The fact that the error occurred before any of you were signing the plans and assuming that you have no partnership status in the business would release you from any liability. If you did in fact have an interest in the company you might be found liable on a proportional basis related to the level of equity you had in the business.

There are two other issues to consider as well. I'm sure your former employer had E & O insurance and if he did, the error would be covered under the policy that was in force when the plat was issued. The client should, in fact, reach out to your former employer to obtain the information as to who the insurer was at the time of the original survey. The State Board should be able to supply the contact information, especially if, as you say, his license is still valid. Most states have that info on their web sites as a matter of public record.

The last issue I see is that for there to be anything actionable in civil litigation the client would have to prove he was damaged financially or physically as a result of the defective plat. You have not included the details leading up to your engagement to stake the lines but it would seem to me that if he is just now having the lines staked some 16 years after the plat was issued it is probably more of an annoyance than a damage. If he is looking to sell the 2 acres now the subdivision line could be corrected (in theory, depending on zoning requirements and local ordinances) to exclude the existing dwelling (or include it, depending on intent) and the problem goes away without need for litigation unless the 2 acres can not be achieved on a new plan. The liability would then be reduced to the financial loss generated by the reduction is the lot size.

I have one remaining question, was the subdivision plat recorded within the statutory time limits? If the client never recorded the plat then all bets are off for him to have any actionable cause.

It's an interesting situation but I can't see how you would assume any sort of liability for the work done in 2001. The part that irritates the hell out of me though is that insurance companies will often settle out of court rather than defend their paying client to cut their own legal expenses. Case in point, a fellow PLS & friend of mine staked out a house that was approved as a rancher on slab. The client/builder decided to add a basement without checking on seasonal high water tables or modifying the plot plans. The foundation was installed based on my friend's cut sheet graded to the finished first floor elevation. The newly constructed home was sold in the peak of summer and turned out to have a wet basement the following spring so the homeowner ended up suing everybody involved in the process and my friend's insurance company settled for $25K to walk away from the case rather than defend the work they were paid to insure.

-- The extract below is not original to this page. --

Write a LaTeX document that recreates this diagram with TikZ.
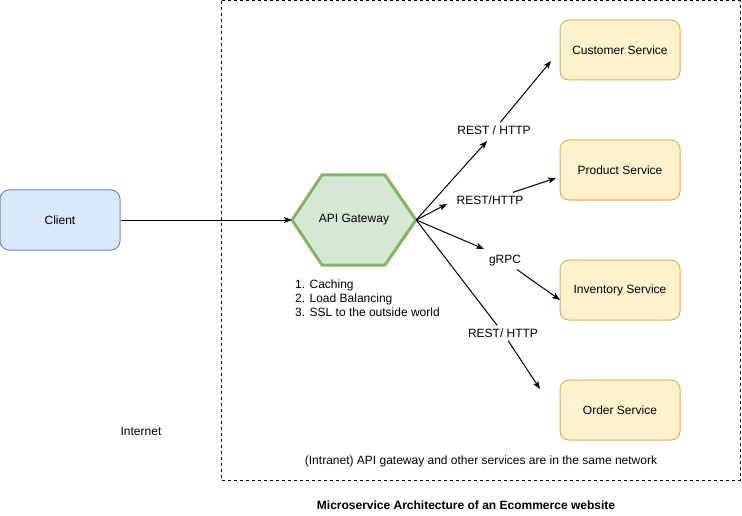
\documentclass[tikz,border=0pt]{standalone}
\usepackage{fontspec}
\setmainfont{Liberation Sans}
\usetikzlibrary{arrows.meta}

\definecolor{clientfill}{HTML}{DAE8FC}
\definecolor{clientline}{HTML}{6C8EBF}
\definecolor{gwfill}{HTML}{D5E8D4}
\definecolor{gwline}{HTML}{82B366}
\definecolor{svcfill}{HTML}{FFF2CC}
\definecolor{svcline}{HTML}{D6B656}

\begin{document}
\begin{tikzpicture}[x=1pt, y=-1pt, font=\fontsize{12}{14}\selectfont,
  box/.style={rounded corners=9pt, line width=1pt, minimum width=120pt, minimum height=60pt, inner sep=0pt},
  svc/.style={box, draw=svcline, fill=svcfill},
  proto/.style={fill=white, inner sep=3pt},
  link/.style={line width=1pt, -{Stealth[length=8pt, width=6pt, inset=2pt]}},
  plain/.style={line width=1pt}]
\useasboundingbox (0,0) rectangle (742,516);

% intranet border
\draw[line width=1pt, dash pattern=on 3pt off 3pt] (221,1) rectangle (740,480);

\node[box, draw=clientline, fill=clientfill] (client) at (60,220) {Client};

% gateway hexagon
\draw[line width=3pt, draw=gwline, fill=gwfill, line join=miter]
  (292,220) -- (322,175) -- (385,175) -- (416,220) -- (385,265) -- (322,265) -- cycle;
\node[minimum width=124pt, minimum height=90pt, inner sep=0pt] (gw) at (354,220) {API Gateway};
\node[anchor=west, align=left, inner sep=0pt] (features) at (295,298) {1. Caching\\2. Load Balancing\\3. SSL to the outside world};

\node[svc] (customer) at (620,50) {Customer Service};
\node[svc] (product) at (620,170) {Product Service};
\node[svc] (inventory) at (620,290) {Inventory Service};
\node[svc] (order) at (620,410) {Order Service};

\node[proto] (l1) at (494,130) {REST / HTTP};
\node[proto] (l2) at (490,200) {REST/HTTP};
\node[proto] (l3) at (505,261) {gRPC};
\node[proto] (l4) at (503,333) {REST/ HTTP};

\coordinate (t1a) at (487,141);
\coordinate (t1b) at (551,61);
\coordinate (t2a) at (447,204);
\coordinate (t2b) at (556,178);
\coordinate (t3a) at (484,249);
\coordinate (t3b) at (560,300);
\coordinate (t4b) at (540,389);

\draw[link] (client) -- (gw.west);
\draw[link] (gw.east) -- (t1a);
\draw[link] (l1) -- (t1b);
\draw[link] (gw.east) -- (t2a);
\draw[link] (l2) -- (t2b);
\draw[link] (gw.east) -- (t3a);
\draw[link] (l3) -- (t3b);
\draw[plain] (gw.east) -- (l4);
\draw[link] (l4) -- (t4b);

\node (internet) at (141,431) {Internet};
\node (intranet) at (481,461) {(Intranet) API gateway and other services are in the same network};
\node[font=\fontsize{12}{14}\selectfont\bfseries] (title) at (466,505) {Microservice Architecture of an Ecommerce website};
\end{tikzpicture}
\end{document}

The error occurred before either of us (current owners of the new company) were licensed. We owned no stake in the company and I was a rodman, not even crew chief yet. My partner wasn't even an employee of that company yet. Neither of us signed anything. We intentionally, for this exact reason, purchased assets only. We basically bought records, equipment, a phone number, and a no compete clause. Started a new company, with a new name.

The division plat was recorded a week or so after the work was done in 2001. A month or so later, an update was done, to show the improvements for mortgage purposes. Still the original dwelling was not shown. How this got missed not once, but twice, blows my mind. It was a family cut from father to daughter. The daughter got the 2 acre parcel (the erroneous plat) and the father kept the remaining 6 acres, until a month ago. The father was the client in 2001. He is now deceased, and his son bought the 6 acres from the estate. He hired us to mark the line between the two tracts so he could see if there was room for an addition. Obviously, there wasn't and the error was discovered by myself at that time.